Fifty years ago, public transport in the Netherlands was in decline due to the rapid growth of the private car. National and local authorities were investing a lot of money in motorways and car-parking, at the same time neglecting public transport. In many towns and regions, small committees and unions came into being to press for better public transport. These local and regional groups all met in Utrecht, where the decision was taken to join forces. A national union was created with approximately 5.000 individual members. Although Rover is a national union, the local and regional parts are still of major importance. They do all the advocacy and lobbying at the local and regional levels. The management board and the director of the staff work on the national level.
In the beginning, all the work was done by volunteers. After many years the Dutch parliament and the ministry realized it was good to have a consumer organisation as a countervailing power and Rover received a subsidy for a small staff. National and regional consumer platforms were created under the so-called WP 2000 law. Public authorities and public transport companies were obliged to consult them. Timetables, fares and major projects are discussed in these platforms. But also outside these consumer platforms, Rover sought publicity and kept good contact with Members of Parliaments and Ministers. Arriën Kruyt: “During my chairmanship of Rover between 2010 and 2018 I met the responsible minster at least four times a year and more often if necessary. The contacts with the directors of NS and ProRail were very intense. On the one hand Rover was properly critical of the shortcomings in rail and public transport industry performance, on the other hand we shared the goal of increasing and improving public transport. That is quite often a balancing act.”
The strength of Rover is its tremendous knowledge of public transport and its capacity to lobby effectively, very often jointly with other consumer organisations. The weakness of Rover is its declining number of members and the age and sex profile of its active volunteers. The majority is male and retired and that is visible to the outside world. That does not help to attract women and younger people. To counter these developments Young Rover was created, in particular for students who use public transport massively in the Netherlands.

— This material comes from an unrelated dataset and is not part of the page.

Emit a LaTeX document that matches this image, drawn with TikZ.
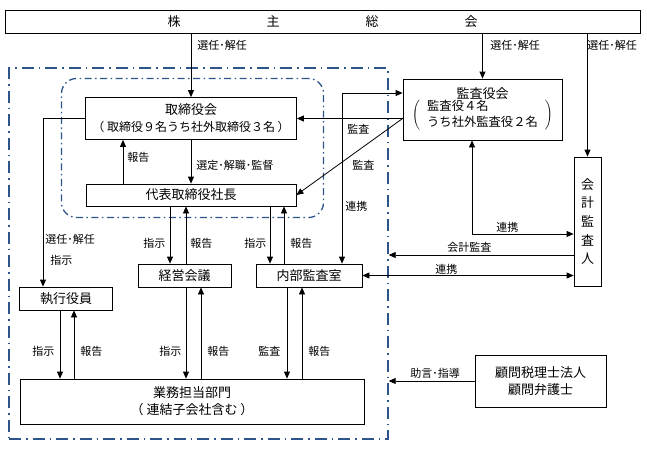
\documentclass[tikz,border=0pt]{standalone}
\usepackage{fontspec}
\setmainfont{Noto Sans CJK JP}
\usetikzlibrary{arrows.meta}
\definecolor{frameblue}{RGB}{46,84,140}

\begin{document}
\begin{tikzpicture}[x=1pt, y=-1pt, line width=0.8pt,
  box/.style={draw, inner sep=0pt, align=center, font=\fontsize{13}{17}\selectfont},
  lbl/.style={anchor=west, inner sep=0pt, font=\fontsize{11}{12}\selectfont},
  arr/.style={-{Triangle[length=7pt,width=6pt]}},
  arrs/.style={{Triangle[length=7pt,width=6pt]}-{Triangle[length=7pt,width=6pt]}},
  outerline/.style={draw=frameblue, line width=1.4pt, inner sep=0pt,
    dash pattern=on 12pt off 5pt on 1.5pt off 5pt},
  innerline/.style={draw=frameblue, line width=1.3pt, inner sep=0pt, rounded corners=15pt,
    dash pattern=on 7pt off 3.5pt on 1.5pt off 3.5pt}]
  \useasboundingbox (0,0) rectangle (647,450);

  % 枠
  \node[outerline, minimum width=379pt, minimum height=371pt] (group) at (198.5,253.5) {};
  \node[innerline, minimum width=262pt, minimum height=139pt] (board) at (192.5,148) {};

  % 各機関
  \node[box, minimum width=635pt, minimum height=23pt] (soukai) at (322.5,21.5)
    {株\hspace{86pt}主\hspace{86pt}総\hspace{86pt}会};
  \node[box, minimum width=211pt, minimum height=42pt] (torishimari) at (191,118.5)
    {取締役会\\{\fontsize{12}{17}\selectfont （ 取締役９名うち社外取締役３名 ）}};
  \node[box, minimum width=210pt, minimum height=22pt] (daihyo) at (191,195) {代表取締役社長};
  \node[box, minimum width=93pt, minimum height=23pt] (shikkou) at (66,298.5) {執行役員};
  \node[box, minimum width=93pt, minimum height=23pt] (keiei) at (184.5,275.5) {経営会議};
  \node[box, minimum width=106pt, minimum height=23pt] (naibu) at (309,275.5) {内部監査室};
  \node[box, minimum width=344pt, minimum height=45pt] (gyoumu) at (192,401.5)
    {業務担当部門\\（ 連結子会社含む ）};
  \node[box, minimum width=159pt, minimum height=61pt] (kansayaku) at (482.5,109.5)
    {監査役会\\[-2pt]
     {\fontsize{12.3}{16}\selectfont$\left(\hspace{7pt}\begin{tabular}{@{}l@{}}監査役４名\\うち社外監査役２名\end{tabular}\hspace{7pt}\right)$}};
  \node[box, minimum width=27pt, minimum height=129pt, font=\fontsize{13}{18.7}\selectfont]
    (kaikei) at (587.5,221.5) {会\\計\\監\\査\\人};
  \node[box, minimum width=131pt, minimum height=52pt] (komon) at (540.5,381)
    {顧問税理士法人\\顧問弁護士};

  % 株主総会から
  \draw[arr] (soukai.south -| torishimari.north) -- (torishimari.north);
  \draw[arr] (soukai.south -| kansayaku.north) -- (kansayaku.north);
  \draw[arr] (soukai.south -| kaikei.north) -- (kaikei.north);

  % 取締役会まわり
  \draw[arr] (torishimari.west) -| (shikkou.north -| 43,0);
  \draw[arr] (torishimari.south) -- (daihyo.north);
  \draw[arr] (daihyo.north -| 123,0) -- (torishimari.south -| 123,0);
  \draw[arr] (kansayaku.west |- torishimari.east) -- (torishimari.east);
  \draw[arr] (kansayaku.west |- torishimari.east) -- (daihyo.east);

  % 監査役会・会計監査人との連携
  \draw[arrs] (naibu.north -| 342,0) |- (kansayaku.west |- 0,93);
  \draw[arrs] (kansayaku.south -| 472,0) |- (kaikei.west |- 0,234);
  \draw[arr] (kaikei.west |- 0,255) -- (group.east |- 0,255);
  \draw[arrs] (naibu.east) -- (naibu.east -| kaikei.west);
  \draw[arr] (komon.west) -- (komon.west -| group.east);

  % 指示（下向き）と報告（上向き）
  \foreach \x/\a/\b in {170/daihyo.south/keiei.north, 270/daihyo.south/naibu.north,
      60/shikkou.south/gyoumu.north, 186/keiei.south/gyoumu.north, 287/naibu.south/gyoumu.north,
      186/keiei.north/daihyo.south, 284/naibu.north/daihyo.south,
      74/gyoumu.north/shikkou.south, 201/gyoumu.north/keiei.south, 302/gyoumu.north/naibu.south}
    \draw[arr] (\a -| \x,0) -- (\b -| \x,0);

  % ラベル
  \foreach \t/\x/\y [count=\i] in {選任･解任/197/45, 選任･解任/490/45, 選任･解任/587/45,
      報告/127/157, 選定･解職･監督/196/165, 監査/347/129, 監査/352/165, 連携/345/206,
      選任･解任/45/239, 指示/50/260,
      指示/143/243, 報告/190/243, 指示/244/243, 報告/290/243,
      連携/496/227, 会計監査/447/247, 連携/435/269,
      指示/32/351, 報告/80/351, 指示/159/351, 報告/207/351, 監査/258/351, 報告/308/351,
      助言･指導/410/373}
    \node[lbl] (lab\i) at (\x,\y) {\t};
\end{tikzpicture}
\end{document}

A big change was implemented in 2018. Arriën Kruyt used to be the face of Rover to the outside world in his function as a voluntary chairman. It was decided that after his departure the Management Board and the chairman would become invisible. Freek Bos, a young and capable guy was appointed as the new director: he took over many of the roles the chairman used to have. And he became the spokesman of Rover. He has found his way to the national media very well.
In 2020 Rover made another step. For the first time in its history a woman was elected in the chair. Saskia Kluit used to be director of the powerful Cyclist Union and she is now a member of the Dutch Senate. She is in her forties. Arriën Kruyt: “I am sure that Freek Bos and Saskia Kluit will ensure that Rover is equipped for another fifty years successful advocacy and lobbying on behalf of passengers.”